L’avocate estime que l’article 118 viole l’indépendance du juge à statuer. Il est contraire à l’article 5 alinéa 3 de la Constitution qui prévoit que la peine est individuelle. La défense demande, en effet, au Tribunal de surseoir à statuer sur le litige en droit et de saisir le Conseil constitutionnel sur la constitutionnalité de l’article 118.

Ce que le procureur n’entend pas de la même oreille même s’il reconnaît effectivement que la loi n°16 de 2016 ne prévoit pas de sursis. Cependant, il ne voit pas en quoi l’article fait de la discrimination. La loi dit que tout citoyen poursuivi pour blanchiment de capitaux ne bénéficie pas de sursis, poursuit-il.

Le procureur fait remarquer surtout que cette loi est spéciale et sa procédure est dérogatoire au régime du droit commun. Il invite la défense à éviter le dilatoire dans le procès, insistant sur le fait que la loi ne s’applique pas seulement à Amidou Tiegnan mais à tout le monde.

Le procureur invite plutôt les parties à poursuivre le procès et demande au juge de joindre l’exception d’inconstitutionnalité au fond du dossier. Il estime qu’il faut juger l’affaire et gagner en temps.

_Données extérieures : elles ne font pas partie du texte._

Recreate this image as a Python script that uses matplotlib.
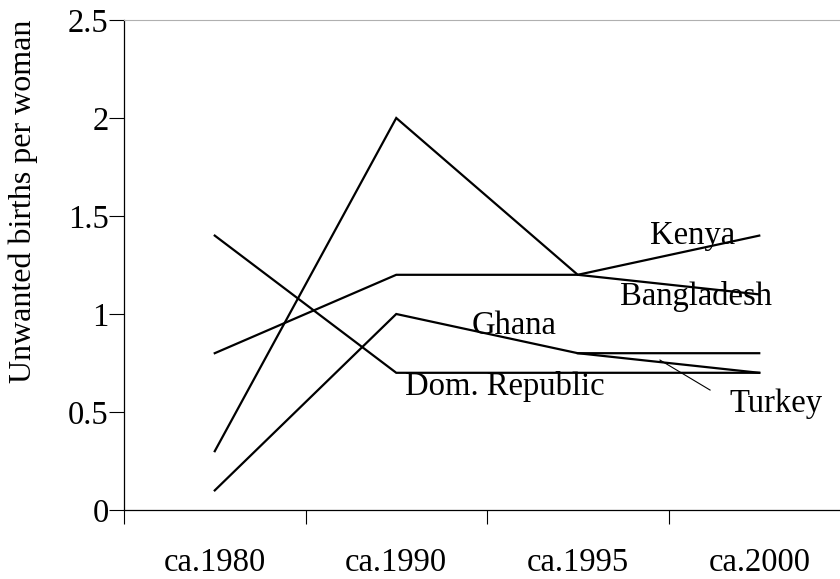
import matplotlib
matplotlib.use("Agg")
import matplotlib.pyplot as plt
import numpy as np

categories = ["ca.1980", "ca.1990", "ca.1995", "ca.2000"]
kenya = [0.3, 2.0, 1.2, 1.4]
bangladesh = [0.8, 1.2, 1.2, 1.1]
ghana = [0.1, 1.0, 0.8, 0.8]
dom_republic = [1.4, 0.7, 0.7, 0.7]
turkey = [np.nan, np.nan, 0.8, 0.7]
y_ticks = [0, 0.5, 1, 1.5, 2, 2.5]
y_tick_labels = ["0", "0.5", "1", "1.5", "2", "2.5"]

plt.rcParams['font.family'] = ['Liberation Serif', 'DejaVu Serif']
FS = 23.5

fig = plt.figure(figsize=(8.4, 5.79), dpi=100)
W, H = 840, 579
ax = fig.add_axes([124 / W, 1 - 510 / H, (850 - 124) / W, (510 - 20) / H])

x = np.arange(len(categories))
for s in [kenya, bangladesh, ghana, dom_republic, turkey]:
    ax.plot(x, s, color='black', lw=1.6, solid_joinstyle='miter')

ax.set_xlim(-0.5, len(categories) - 0.5)
ax.set_ylim(0, 2.5)

ax.set_xticks(x)
ax.set_xticklabels(categories, fontsize=FS)
ax.set_xticks(np.arange(-0.5, len(categories)), minor=True)
ax.tick_params(axis='x', which='major', length=0, pad=27)
ax.tick_params(axis='x', which='minor', length=10, width=0.8, direction='out')

ax.set_yticks(y_ticks)
ax.set_yticklabels(y_tick_labels, fontsize=FS)
ax.tick_params(axis='y', length=11, width=0.8, direction='out', pad=0)

for sp in ['left', 'bottom']:
    ax.spines[sp].set_linewidth(0.9)
ax.spines['right'].set_visible(False)
ax.spines['top'].set_color('#b0b0b0')
ax.spines['top'].set_linewidth(0.8)

ax.set_ylabel("Unwanted births per woman", fontsize=23)
ax.yaxis.set_label_coords(-0.118, 0.63)

ax.text(2.63, 1.40, "Kenya", fontsize=FS, ha='center', va='center')
ax.text(2.65, 1.09, "Bangladesh", fontsize=FS, ha='center', va='center')
ax.text(1.65, 0.94, "Ghana", fontsize=FS, ha='center', va='center')
ax.text(1.60, 0.63, "Dom. Republic", fontsize=FS, ha='center', va='center')
ax.text(3.09, 0.54, "Turkey", fontsize=FS, ha='center', va='center')
ax.plot([2.453, 2.729], [0.765, 0.612], color='black', lw=0.8)

fig.savefig("out.png", dpi=100)
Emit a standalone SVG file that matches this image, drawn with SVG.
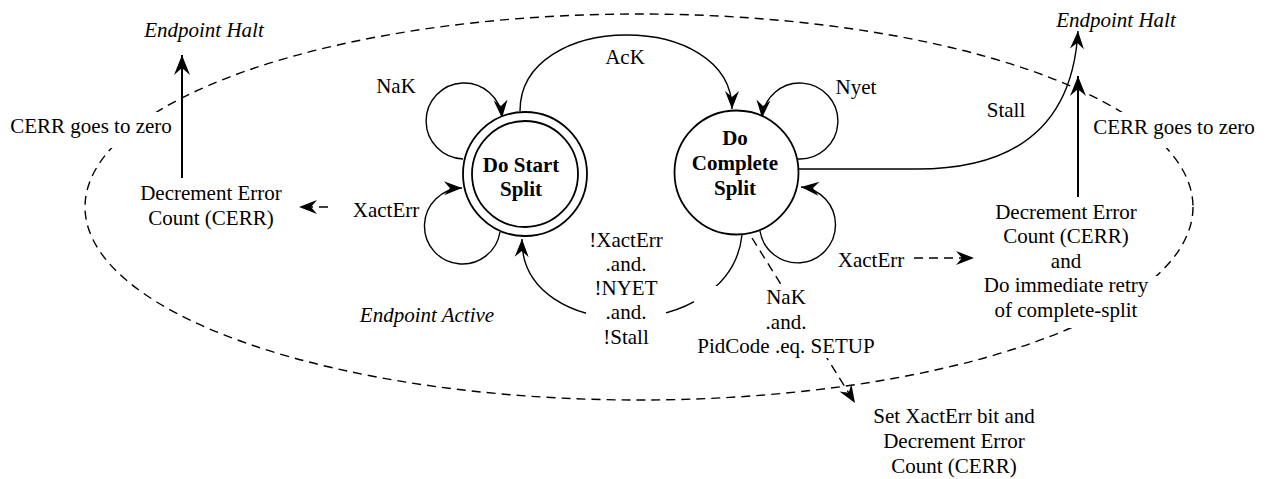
<svg xmlns="http://www.w3.org/2000/svg" width="1272" height="479" viewBox="0 0 1272 479" font-family="'Liberation Serif', serif" font-size="21">
<style>
text{fill:#000;text-anchor:middle}
.it{font-style:italic}
.b{font-weight:bold}
.ln{fill:none;stroke:#000;stroke-width:1.4}
.thick{fill:none;stroke:#000;stroke-width:2}
.dash{fill:none;stroke:#000;stroke-width:1.4;stroke-dasharray:9 6}
.node{fill:#fff;stroke:#000;stroke-width:1.8}
.bg{fill:#fff;stroke:none}
</style>
<defs>
<marker id="ah" viewBox="-21 -9 22 18" refX="0" refY="0" markerWidth="22" markerHeight="18" markerUnits="userSpaceOnUse" orient="auto">
<path d="M0,0 L-20,-8 L-13,0 L-20,8 Z" fill="#000"/>
</marker>
<marker id="ahs" viewBox="-19 -8 20 16" refX="0" refY="0" markerWidth="20" markerHeight="16" markerUnits="userSpaceOnUse" orient="auto">
<path d="M0,0 L-18,-7 L-12,0 L-18,7 Z" fill="#000"/>
</marker>
</defs>

<g id="region">
<ellipse cx="639" cy="207" rx="554" ry="193" class="dash"/>
<rect class="bg" x="6" y="112" width="172" height="36"/>
<rect class="bg" x="1088" y="112" width="172" height="36"/>
<rect class="bg" x="975" y="276" width="190" height="52"/>
<text class="it" x="427" y="322">Endpoint Active</text>
</g>

<g id="connectors">
<path class="ln" d="M520,111 C520,10 732,10 732,109" marker-end="url(#ahs)"/>
<path class="ln" d="M463,159 A38,38 0 1 1 502,118" marker-end="url(#ahs)"/>
<path class="ln" d="M500,232 A38,38 0 1 1 462,188" marker-end="url(#ahs)"/>
<path class="ln" d="M798,159 A38,38 0 1 0 762,118" marker-end="url(#ahs)"/>
<path class="ln" d="M760,231 A38,38 0 1 0 801,187" marker-end="url(#ahs)"/>
<path class="ln" d="M742,235 C730,345 520,345 522,239" marker-end="url(#ahs)"/>
<path class="ln" d="M798,169 L917,169 C1005,169 1072,135 1078,31" marker-end="url(#ahs)"/>
<path class="thick" d="M182,178 L182,55" marker-end="url(#ah)"/>
<path class="thick" d="M1078,197 L1078,76" marker-end="url(#ah)"/>
<path class="dash" d="M328,207 L299,207" marker-end="url(#ahs)"/>
<path class="dash" d="M914,258 L974,258" marker-end="url(#ahs)"/>
<path class="dash" d="M752,238 L855,403" marker-end="url(#ahs)"/>
</g>

<g id="labels">
<rect class="bg" x="586" y="229" width="80" height="121"/>
<text x="626" y="247">!XactErr</text>
<text x="626" y="271">.and.</text>
<text x="626" y="295">!NYET</text>
<text x="626" y="319">.and.</text>
<text x="626" y="344">!Stall</text>
<rect class="bg" x="694" y="286" width="184" height="72"/>
<text x="786" y="304">NaK</text>
<text x="786" y="329">.and.</text>
<text x="786" y="353">PidCode .eq. SETUP</text>
<text x="625" y="64">AcK</text>
<text x="396" y="93">NaK</text>
<text x="386" y="217">XactErr</text>
<text x="856" y="94">Nyet</text>
<text x="871" y="267">XactErr</text>
<text x="1006" y="117">Stall</text>
</g>

<g id="node-halt-left">
<text class="it" x="204" y="37">Endpoint Halt</text>
</g>
<g id="node-cerr-left">
<text x="91" y="133">CERR goes to zero</text>
</g>
<g id="node-dec-left">
<text x="211" y="200">Decrement Error</text>
<text x="211" y="225">Count (CERR)</text>
</g>

<g id="node-start">
<circle cx="525" cy="174" r="62" class="node"/>
<circle cx="525" cy="174" r="53" class="node"/>
<text class="b" x="521" y="172">Do Start</text>
<text class="b" x="521" y="196">Split</text>
</g>

<g id="node-complete">
<circle cx="736.5" cy="172.5" r="62" class="node"/>
<text class="b" x="735" y="145">Do</text>
<text class="b" x="735" y="170">Complete</text>
<text class="b" x="735" y="195">Split</text>
</g>

<g id="node-halt-right">
<text class="it" x="1116" y="27">Endpoint Halt</text>
</g>
<g id="node-cerr-right">
<text x="1174" y="134">CERR goes to zero</text>
</g>
<g id="node-dec-right">
<text x="1066" y="219">Decrement Error</text>
<text x="1066" y="243">Count (CERR)</text>
<text x="1066" y="268">and</text>
<text x="1066" y="292">Do immediate retry</text>
<text x="1066" y="317">of complete-split</text>
</g>
<g id="node-setxact">
<text x="954" y="423">Set XactErr bit and</text>
<text x="954" y="448">Decrement Error</text>
<text x="954" y="473">Count (CERR)</text>
</g>
</svg>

Plus le procès prend du temps, plus l’État mettra du temps pour récupérer les 3 milliards de FCFA, conclut-il.

Il est soutenu par l’Agent judiciaire de l’État  (À JE), Karfa Gnanou, qui qualifie aussi de pure dilatoire l’exception d’inconstitutionnalité soulevée par Me Geneviève Ouédraogo.

Pour Me Prosper Farama, avocat du REN-LAC (Réseau national anti-corruption), le débat devant le juge pénal sur l’inconstitutionnalité d’une loi n’a pas sa raison d’être. Il indique que si c’est pour gagner du temps, le prévenu Amidou Tiegnan ne peut pas échapper et lui-même a reconnu les faits. Le Tribunal suspend l’audience pour se prononcer sur les observations faites par les parties au procès.